::: DATASET CONTENT :::

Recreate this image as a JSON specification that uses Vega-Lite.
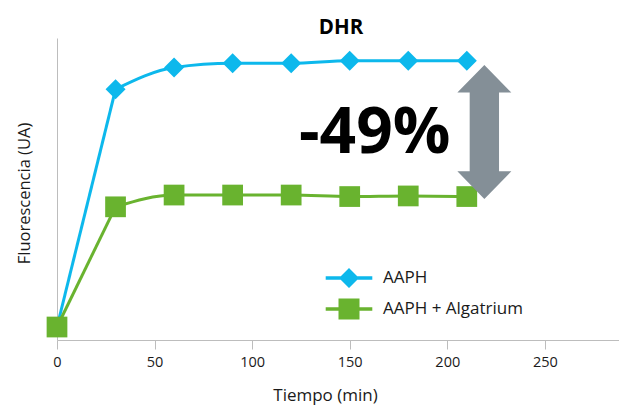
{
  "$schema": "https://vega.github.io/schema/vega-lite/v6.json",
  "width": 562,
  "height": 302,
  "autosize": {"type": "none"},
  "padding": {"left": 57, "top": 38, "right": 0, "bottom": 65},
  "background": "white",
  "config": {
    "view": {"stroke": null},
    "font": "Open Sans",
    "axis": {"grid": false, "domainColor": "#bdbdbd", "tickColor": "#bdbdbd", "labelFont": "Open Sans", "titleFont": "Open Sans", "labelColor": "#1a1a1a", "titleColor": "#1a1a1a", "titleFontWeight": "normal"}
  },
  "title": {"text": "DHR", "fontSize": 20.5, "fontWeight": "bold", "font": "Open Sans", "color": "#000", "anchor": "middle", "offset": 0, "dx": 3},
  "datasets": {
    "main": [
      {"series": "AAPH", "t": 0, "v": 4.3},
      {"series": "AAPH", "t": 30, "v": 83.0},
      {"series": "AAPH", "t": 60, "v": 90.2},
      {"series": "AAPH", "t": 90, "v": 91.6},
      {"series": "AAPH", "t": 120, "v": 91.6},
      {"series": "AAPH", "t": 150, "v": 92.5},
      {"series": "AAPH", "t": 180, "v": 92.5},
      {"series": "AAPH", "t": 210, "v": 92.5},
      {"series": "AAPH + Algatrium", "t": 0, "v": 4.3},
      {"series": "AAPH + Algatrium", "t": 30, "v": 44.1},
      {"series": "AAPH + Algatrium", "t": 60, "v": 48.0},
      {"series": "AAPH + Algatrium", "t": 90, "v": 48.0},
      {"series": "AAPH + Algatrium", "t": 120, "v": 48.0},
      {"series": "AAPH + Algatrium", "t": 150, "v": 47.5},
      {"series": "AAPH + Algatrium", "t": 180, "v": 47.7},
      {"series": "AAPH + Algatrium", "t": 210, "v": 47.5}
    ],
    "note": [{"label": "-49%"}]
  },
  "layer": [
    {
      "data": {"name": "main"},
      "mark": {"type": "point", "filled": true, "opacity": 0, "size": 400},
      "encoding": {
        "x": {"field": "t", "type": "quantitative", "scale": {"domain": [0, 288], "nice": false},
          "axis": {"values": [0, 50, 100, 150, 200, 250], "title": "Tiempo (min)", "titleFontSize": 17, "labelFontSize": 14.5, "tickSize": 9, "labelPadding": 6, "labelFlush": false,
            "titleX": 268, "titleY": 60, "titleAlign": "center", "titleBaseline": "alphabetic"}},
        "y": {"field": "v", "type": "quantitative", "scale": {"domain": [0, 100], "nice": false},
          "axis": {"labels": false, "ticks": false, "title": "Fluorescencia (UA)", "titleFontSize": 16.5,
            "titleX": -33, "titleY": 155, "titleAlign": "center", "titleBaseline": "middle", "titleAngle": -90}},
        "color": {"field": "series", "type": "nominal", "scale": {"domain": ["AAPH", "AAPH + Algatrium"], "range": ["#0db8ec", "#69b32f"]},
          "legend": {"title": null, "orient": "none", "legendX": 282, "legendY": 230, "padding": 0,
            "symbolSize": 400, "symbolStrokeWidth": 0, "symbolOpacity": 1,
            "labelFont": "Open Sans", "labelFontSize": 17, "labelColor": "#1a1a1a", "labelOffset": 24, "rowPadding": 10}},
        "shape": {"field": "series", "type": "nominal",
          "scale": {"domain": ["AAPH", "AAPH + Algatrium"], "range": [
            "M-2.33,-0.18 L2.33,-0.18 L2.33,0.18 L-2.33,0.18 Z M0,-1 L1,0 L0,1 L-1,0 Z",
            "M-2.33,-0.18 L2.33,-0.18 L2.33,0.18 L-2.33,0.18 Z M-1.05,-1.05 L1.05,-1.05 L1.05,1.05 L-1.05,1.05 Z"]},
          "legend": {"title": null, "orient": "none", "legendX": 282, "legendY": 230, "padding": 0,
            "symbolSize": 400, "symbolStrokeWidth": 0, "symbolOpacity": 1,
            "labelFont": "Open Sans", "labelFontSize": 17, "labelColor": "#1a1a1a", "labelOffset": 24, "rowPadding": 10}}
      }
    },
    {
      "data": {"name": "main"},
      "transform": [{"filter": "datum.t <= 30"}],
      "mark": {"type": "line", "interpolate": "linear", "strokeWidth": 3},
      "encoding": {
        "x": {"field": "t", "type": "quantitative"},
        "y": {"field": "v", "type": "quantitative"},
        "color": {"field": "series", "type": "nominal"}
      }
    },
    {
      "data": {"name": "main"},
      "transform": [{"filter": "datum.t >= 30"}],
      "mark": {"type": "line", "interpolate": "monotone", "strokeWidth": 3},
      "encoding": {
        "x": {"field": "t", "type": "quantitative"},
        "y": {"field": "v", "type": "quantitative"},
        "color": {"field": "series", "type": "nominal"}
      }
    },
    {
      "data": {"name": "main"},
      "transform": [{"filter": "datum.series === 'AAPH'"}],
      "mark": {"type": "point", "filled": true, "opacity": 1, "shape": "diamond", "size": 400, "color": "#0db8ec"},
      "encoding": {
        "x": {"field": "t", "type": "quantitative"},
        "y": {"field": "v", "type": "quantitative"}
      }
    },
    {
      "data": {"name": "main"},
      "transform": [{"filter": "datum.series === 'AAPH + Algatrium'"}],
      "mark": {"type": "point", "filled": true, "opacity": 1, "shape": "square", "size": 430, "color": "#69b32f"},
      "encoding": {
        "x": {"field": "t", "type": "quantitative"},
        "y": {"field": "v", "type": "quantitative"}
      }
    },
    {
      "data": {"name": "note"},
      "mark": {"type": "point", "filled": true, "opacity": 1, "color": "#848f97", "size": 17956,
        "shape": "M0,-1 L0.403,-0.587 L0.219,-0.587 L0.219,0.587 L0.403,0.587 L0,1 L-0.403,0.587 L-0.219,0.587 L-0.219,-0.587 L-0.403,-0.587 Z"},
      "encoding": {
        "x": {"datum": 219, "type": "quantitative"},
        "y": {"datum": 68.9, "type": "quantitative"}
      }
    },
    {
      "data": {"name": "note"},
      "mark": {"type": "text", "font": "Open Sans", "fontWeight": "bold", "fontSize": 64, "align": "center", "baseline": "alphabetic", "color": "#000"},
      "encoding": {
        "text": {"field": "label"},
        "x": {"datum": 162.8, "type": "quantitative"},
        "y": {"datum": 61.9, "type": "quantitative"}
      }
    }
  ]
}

:::

■ **WHAT IS BEING ASKED**:
Transcribe all of the material exactly, leaving out whatever pictures it contains.

■ **EXPECTED OUTPUT**:
Recreate this image as a JSON specification that uses Vega-Lite.
{
  "$schema": "https://vega.github.io/schema/vega-lite/v6.json",
  "width": 562,
  "height": 302,
  "autosize": {"type": "none"},
  "padding": {"left": 57, "top": 38, "right": 0, "bottom": 65},
  "background": "white",
  "config": {
    "view": {"stroke": null},
    "font": "Open Sans",
    "axis": {"grid": false, "domainColor": "#bdbdbd", "tickColor": "#bdbdbd", "labelFont": "Open Sans", "titleFont": "Open Sans", "labelColor": "#1a1a1a", "titleColor": "#1a1a1a", "titleFontWeight": "normal"}
  },
  "title": {"text": "DHR", "fontSize": 20.5, "fontWeight": "bold", "font": "Open Sans", "color": "#000", "anchor": "middle", "offset": 0, "dx": 3},
  "datasets": {
    "main": [
      {"series": "AAPH", "t": 0, "v": 4.3},
      {"series": "AAPH", "t": 30, "v": 83.0},
      {"series": "AAPH", "t": 60, "v": 90.2},
      {"series": "AAPH", "t": 90, "v": 91.6},
      {"series": "AAPH", "t": 120, "v": 91.6},
      {"series": "AAPH", "t": 150, "v": 92.5},
      {"series": "AAPH", "t": 180, "v": 92.5},
      {"series": "AAPH", "t": 210, "v": 92.5},
      {"series": "AAPH + Algatrium", "t": 0, "v": 4.3},
      {"series": "AAPH + Algatrium", "t": 30, "v": 44.1},
      {"series": "AAPH + Algatrium", "t": 60, "v": 48.0},
      {"series": "AAPH + Algatrium", "t": 90, "v": 48.0},
      {"series": "AAPH + Algatrium", "t": 120, "v": 48.0},
      {"series": "AAPH + Algatrium", "t": 150, "v": 47.5},
      {"series": "AAPH + Algatrium", "t": 180, "v": 47.7},
      {"series": "AAPH + Algatrium", "t": 210, "v": 47.5}
    ],
    "note": [{"label": "-49%"}]
  },
  "layer": [
    {
      "data": {"name": "main"},
      "mark": {"type": "point", "filled": true, "opacity": 0, "size": 400},
      "encoding": {
        "x": {"field": "t", "type": "quantitative", "scale": {"domain": [0, 288], "nice": false},
          "axis": {"values": [0, 50, 100, 150, 200, 250], "title": "Tiempo (min)", "titleFontSize": 17, "labelFontSize": 14.5, "tickSize": 9, "labelPadding": 6, "labelFlush": false,
            "titleX": 268, "titleY": 60, "titleAlign": "center", "titleBaseline": "alphabetic"}},
        "y": {"field": "v", "type": "quantitative", "scale": {"domain": [0, 100], "nice": false},
          "axis": {"labels": false, "ticks": false, "title": "Fluorescencia (UA)", "titleFontSize": 16.5,
            "titleX": -33, "titleY": 155, "titleAlign": "center", "titleBaseline": "middle", "titleAngle": -90}},
        "color": {"field": "series", "type": "nominal", "scale": {"domain": ["AAPH", "AAPH + Algatrium"], "range": ["#0db8ec", "#69b32f"]},
          "legend": {"title": null, "orient": "none", "legendX": 282, "legendY": 230, "padding": 0,
            "symbolSize": 400, "symbolStrokeWidth": 0, "symbolOpacity": 1,
            "labelFont": "Open Sans", "labelFontSize": 17, "labelColor": "#1a1a1a", "labelOffset": 24, "rowPadding": 10}},
        "shape": {"field": "series", "type": "nominal",
          "scale": {"domain": ["AAPH", "AAPH + Algatrium"], "range": [
            "M-2.33,-0.18 L2.33,-0.18 L2.33,0.18 L-2.33,0.18 Z M0,-1 L1,0 L0,1 L-1,0 Z",
            "M-2.33,-0.18 L2.33,-0.18 L2.33,0.18 L-2.33,0.18 Z M-1.05,-1.05 L1.05,-1.05 L1.05,1.05 L-1.05,1.05 Z"]},
          "legend": {"title": null, "orient": "none", "legendX": 282, "legendY": 230, "padding": 0,
            "symbolSize": 400, "symbolStrokeWidth": 0, "symbolOpacity": 1,
            "labelFont": "Open Sans", "labelFontSize": 17, "labelColor": "#1a1a1a", "labelOffset": 24, "rowPadding": 10}}
      }
    },
    {
      "data": {"name": "main"},
      "transform": [{"filter": "datum.t <= 30"}],
      "mark": {"type": "line", "interpolate": "linear", "strokeWidth": 3},
      "encoding": {
        "x": {"field": "t", "type": "quantitative"},
        "y": {"field": "v", "type": "quantitative"},
        "color": {"field": "series", "type": "nominal"}
      }
    },
    {
      "data": {"name": "main"},
      "transform": [{"filter": "datum.t >= 30"}],
      "mark": {"type": "line", "interpolate": "monotone", "strokeWidth": 3},
      "encoding": {
        "x": {"field": "t", "type": "quantitative"},
        "y": {"field": "v", "type": "quantitative"},
        "color": {"field": "series", "type": "nominal"}
      }
    },
    {
      "data": {"name": "main"},
      "transform": [{"filter": "datum.series === 'AAPH'"}],
      "mark": {"type": "point", "filled": true, "opacity": 1, "shape": "diamond", "size": 400, "color": "#0db8ec"},
      "encoding": {
        "x": {"field": "t", "type": "quantitative"},
        "y": {"field": "v", "type": "quantitative"}
      }
    },
    {
      "data": {"name": "main"},
      "transform": [{"filter": "datum.series === 'AAPH + Algatrium'"}],
      "mark": {"type": "point", "filled": true, "opacity": 1, "shape": "square", "size": 430, "color": "#69b32f"},
      "encoding": {
        "x": {"field": "t", "type": "quantitative"},
        "y": {"field": "v", "type": "quantitative"}
      }
    },
    {
      "data": {"name": "note"},
      "mark": {"type": "point", "filled": true, "opacity": 1, "color": "#848f97", "size": 17956,
        "shape": "M0,-1 L0.403,-0.587 L0.219,-0.587 L0.219,0.587 L0.403,0.587 L0,1 L-0.403,0.587 L-0.219,0.587 L-0.219,-0.587 L-0.403,-0.587 Z"},
      "encoding": {
        "x": {"datum": 219, "type": "quantitative"},
        "y": {"datum": 68.9, "type": "quantitative"}
      }
    },
    {
      "data": {"name": "note"},
      "mark": {"type": "text", "font": "Open Sans", "fontWeight": "bold", "fontSize": 64, "align": "center", "baseline": "alphabetic", "color": "#000"},
      "encoding": {
        "text": {"field": "label"},
        "x": {"datum": 162.8, "type": "quantitative"},
        "y": {"datum": 61.9, "type": "quantitative"}
      }
    }
  ]
}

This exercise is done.